Nous doutions précédemment de la capacité de l’homme à penser spontanément au trône divin à la vue du fil bleu des tsitsits. Mais doutons-nous de la capacité de l’homme à fantasmer et divaguer à partir de détails ou d’images anodines qu’il voit dans la rue ou sur les écrans ? Dans certains domaines (le pouvoir, l’argent, la débauche) nous sommes parfois effarés de voir avec quelle facilité, l’esprit échafaude des idées et des fantasmes inattendus à partir d’éléments insignifiants.
Voilà l’enjeu des tsitsits : amener l’homme à maitriser son imagination et à inverser son inclinaison naturelle. Certes, il est peu probable que, spontanément, un fil bleu évoque le trône céleste.

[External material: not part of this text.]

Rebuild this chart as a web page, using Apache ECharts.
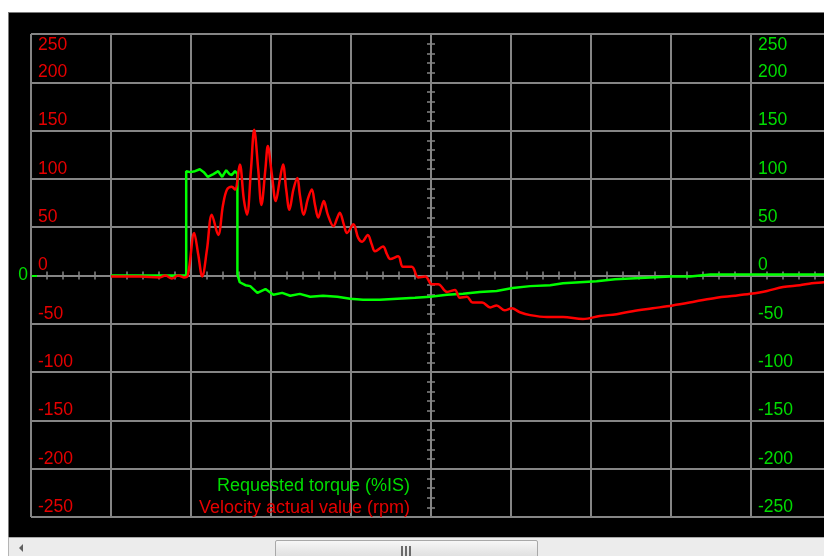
<!DOCTYPE html>
<html>
<head>
<meta charset="utf-8">
<title>Drive trace – torque and velocity</title>
<script src="https://cdn.jsdelivr.net/npm/echarts/dist/echarts.min.js"></script>
<style>
  html, body { margin: 0; padding: 0; background: #ffffff; }
  #wrap { position: relative; width: 824px; height: 556px; overflow: hidden; }
  #panel {
    position: absolute; left: 8px; top: 12px; width: 816px; height: 525px;
    background: #000000; border-left: 1px solid #7a7a7a; border-top: 1px solid #7a7a7a;
    box-sizing: border-box;
  }
  #chart { position: absolute; left: 0; top: 0; width: 824px; height: 556px; }
  #hscroll {
    position: absolute; left: 8px; top: 537px; width: 816px; height: 19px;
    background: #ececec; border-top: 1px solid #a9a9a9; border-left: 1px solid #b5b5b5;
    box-sizing: border-box;
  }
  #arrowL {
    position: absolute; left: 10px; top: 6px; width: 0; height: 0;
    border-top: 4px solid transparent; border-bottom: 4px solid transparent;
    border-right: 4px solid #606060;
  }
  #thumb {
    position: absolute; left: 266px; top: 2px; width: 263px; height: 20px;
    background: linear-gradient(#f6f6f6, #dcdcdc); border: 1px solid #a8a8a8;
    border-radius: 2px; box-sizing: border-box;
  }
  #grip { position: absolute; left: 125px; top: 5px; width: 12px; height: 12px; }
  #grip i { position: absolute; top: 0; width: 2px; height: 12px; background: #6a6a6a; }
</style>
</head>
<body>
<div id="wrap">
  <div id="panel"></div>
  <div id="chart"></div>
  <div id="hscroll">
    <div id="arrowL"></div>
    <div id="thumb"><div id="grip"><i style="left:0"></i><i style="left:4px"></i><i style="left:8px"></i></div></div>
  </div>
</div>
<script>
// Time relative to the centre of the window, ms
const velTime = [-400,-364,-339,-332,-324,-316,-309,-304,-296,-291,-286,-280,-274,-266,-260,-255,-249,-245,-239,-234,-230,-225,-221,-216,-212,-207,-204,-199,-194,-189,-185,-181,-177,-172,-167,-164,-159,-154,-149,-145,-141,-137,-134,-129,-122,-117,-114,-109,-105,-97,-91,-86,-79,-74,-70,-60,-55,-51,-41,-35,-24,-16,-7,1,9,20,30,36,45,52,64,74,82,92,101,111,124,145,165,190,211,232,252,277,302,330,357,380,399,420,440,461,476,491,500];
// Velocity actual value, rpm
const velRpm = [-1,-1,-2,0,-3,0,-2,0,44,22,-1,27,63,42,73,89,92,89,115,79,63,110,151,110,73,110,134,105,77,99,115,89,68,89,101,84,63,79,89,73,60,70,77,63,51,60,65,53,44,53,39,35,42,32,25,30,22,17,20,9,9,-2,-1,-9,-9,-17,-15,-23,-22,-28,-28,-33,-31,-36,-34,-38,-41,-43,-43,-45,-42,-40,-37,-34,-31,-27,-23,-21,-19,-16,-12,-10,-8,-7,-6];

const torqueTime = [-400,-306,-306,-301,-295,-289,-284,-279,-272,-266,-261,-256,-252,-249,-245,-242,-242,-239,-232,-226,-217,-207,-197,-186,-176,-164,-151,-135,-117,-101,-85,-64,-42,-20,-1,20,40,61,82,102,124,149,165,186,207,230,249,274,299,324,349,370,411,461,500];
// Requested torque, % of IS
const torquePct = [0,0,108,107,108,110,107,102,105,108,102,109,105,104,108,105,1,-7,-10,-11,-18,-14,-20,-18,-21,-19,-22,-21,-22,-24,-25,-25,-24,-23,-22,-20,-19,-17,-16,-13,-11,-10,-8,-7,-6,-4,-3,-2,-1,-1,1,1,1,1,1];

const seriesNames = ['Requested torque (%IS)', 'Velocity actual value (rpm)'];
const yTicks = [-250, -200, -150, -100, -50, 0, 50, 100, 150, 200, 250];

const RED = '#ff0000', GREEN = '#00ff00';
const RED_TXT = '#e60000', GREEN_TXT = '#00dc00';
const GRIDC = '#858585';
const FONT = "'Liberation Sans', Arial, sans-serif";

const pair = (xs, ys) => xs.map((x, i) => [x, ys[i]]);

const yMin = yTicks[0], yMax = yTicks[yTicks.length - 1];
const step = yTicks[1] - yTicks[0];

function valueAxisBase(extra) {
  return Object.assign({
    type: 'value', min: yMin, max: yMax, interval: step,
    axisLine: { show: false, onZero: false },
    axisTick: { show: false },
    splitLine: { show: false },
    axisLabel: { show: false }
  }, extra);
}
const lbl = (color, extra) => Object.assign({
  show: true, color: color, fontFamily: FONT, fontSize: 17.5
}, extra);

const chart = echarts.init(document.getElementById('chart'), null, { renderer: 'canvas' });

chart.setOption({
  backgroundColor: 'transparent',
  animation: false,
  grid: { left: 31, top: 34, width: 800, height: 483, outerBoundsMode: 'none', containLabel: false },
  legend: {
    data: [
      { name: seriesNames[0], textStyle: { color: GREEN_TXT } },
      { name: seriesNames[1], textStyle: { color: RED_TXT } }
    ],
    orient: 'vertical', align: 'right', right: 404, top: 472,
    icon: 'none', itemWidth: 0, itemHeight: 18, itemGap: 4,
    selectedMode: false,
    textStyle: { fontFamily: FONT, fontSize: 18, padding: 0 }
  },
  xAxis: [
    { // grid columns
      type: 'value', min: -500, max: 500, interval: 100,
      axisLine: { show: false, onZero: false }, axisTick: { show: false }, axisLabel: { show: false },
      splitLine: { show: true, lineStyle: { color: GRIDC, width: 2 } }
    },
    { // zero line, ticks above
      type: 'value', min: -500, max: 500, interval: 20, position: 'bottom',
      axisLine: { show: true, onZero: true, onZeroAxisIndex: 0, lineStyle: { color: GRIDC, width: 2 } },
      axisTick: { show: true, inside: true, length: 4, lineStyle: { color: GRIDC, width: 1.5 } },
      axisLabel: { show: false }, splitLine: { show: false }
    },
    { // zero line, ticks below
      type: 'value', min: -500, max: 500, interval: 20, position: 'bottom',
      axisLine: { show: false, onZero: true, onZeroAxisIndex: 0 },
      axisTick: { show: true, inside: false, length: 4, lineStyle: { color: GRIDC, width: 1.5 } },
      axisLabel: { show: false }, splitLine: { show: false }
    }
  ],
  yAxis: [
    // 0: velocity scale (left, red)
    valueAxisBase({
      position: 'left',
      splitLine: { show: true, lineStyle: { color: GRIDC, width: 2 } },
      axisLabel: lbl(RED_TXT, { inside: true, margin: 7, verticalAlign: 'bottom', padding: [0, 0, 1, 0],
        formatter: v => (v === yMax ? '' : String(v)) })
    }),
    // 1: torque scale (right, green)
    valueAxisBase({
      position: 'right', offset: -80,
      axisLabel: lbl(GREEN_TXT, { inside: false, margin: 7, verticalAlign: 'bottom', padding: [0, 0, 1, 0],
        formatter: v => (v === yMax ? '' : String(v)) })
    }),
    // 2, 3: centre time marker with ticks both sides
    valueAxisBase({
      interval: 10, position: 'left',
      axisLine: { show: true, onZero: true, onZeroAxisIndex: 0, lineStyle: { color: GRIDC, width: 2 } },
      axisTick: { show: true, inside: true, length: 4, lineStyle: { color: GRIDC, width: 1.5 } }
    }),
    valueAxisBase({
      interval: 10, position: 'left',
      axisLine: { show: false, onZero: true, onZeroAxisIndex: 0 },
      axisTick: { show: true, inside: false, length: 4, lineStyle: { color: GRIDC, width: 1.5 } }
    }),
    // 4: top velocity label
    valueAxisBase({
      position: 'left',
      axisLabel: lbl(RED_TXT, { inside: true, margin: 7, verticalAlign: 'top', padding: [2, 0, 0, 0],
        formatter: v => (v === yMax ? String(v) : '') })
    }),
    // 5: top torque label
    valueAxisBase({
      position: 'right', offset: -80,
      axisLabel: lbl(GREEN_TXT, { inside: false, margin: 7, verticalAlign: 'top', padding: [2, 0, 0, 0],
        formatter: v => (v === yMax ? String(v) : '') })
    }),
    // 6: torque zero reference outside the plot
    valueAxisBase({
      position: 'left',
      axisTick: { show: true, inside: true, length: 6, customValues: [0], lineStyle: { color: GREEN, width: 2 } },
      axisLabel: lbl(GREEN_TXT, { inside: false, margin: 3, verticalAlign: 'middle',
        formatter: v => (v === 0 ? '0' : '') })
    })
  ],
  series: [
    {
      name: seriesNames[0], type: 'line', xAxisIndex: 0, yAxisIndex: 1,
      data: pair(torqueTime, torquePct),
      showSymbol: false, lineStyle: { color: GREEN, width: 2.5 }, itemStyle: { color: GREEN },
      z: 3
    },
    {
      name: seriesNames[1], type: 'line', xAxisIndex: 0, yAxisIndex: 0,
      data: pair(velTime, velRpm), smooth: 0.35,
      showSymbol: false, lineStyle: { color: RED, width: 2.5 }, itemStyle: { color: RED },
      z: 4
    }
  ]
});
</script>
</body>
</html>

Mais, voilà aussi, toute l’ambition fixée à l’homme et son éminente dignité : ne pas laisser son esprit et son âme s’abîmer dans les méandres de l’imagination spontanée du corps et de ses pulsions ; mais au contraire, décider en toute conscience, de l’orientation que nous souhaitons lui donner.
Le travail qui nous est demandé d’accomplir à travers le commandement de tsitsit consiste, en somme, à habituer notre esprit à voir dans les moindres éléments du monde et de la matérialité, la trace de D.ieu. Celui qui est capable spontanément de penser aux 613 mitsvot en voyant des fils pendre aux coins d’un vêtement, ou encore de penser au trône céleste en voyant un fil bleu attaché à un vêtement, est susceptible de poétiser le réel pour y trouver dans les évènements importants comme dans les détails a priori insignifiants de la vie, un enseignement de portée spirituelle susceptible de le rapprocher de son créateur.
A l’automate aveugle qui touche ce qui brille, convoite les belles formes et règle son désir sur celui des autres, la Torah préfère le poète qui guette dans les moindres détails de la nature un symbole spirituel, une source d’élévation, une chance de se rapprocher de D.ieu. Aux promesses éphémères et vaines des plaisirs charnels, de l’argent ou du pouvoir recherchés par le premier, répond la quête d’éternité du second, et sa capacité à ré-enchater le monde, en dévoilant les secrets éternels de la Création.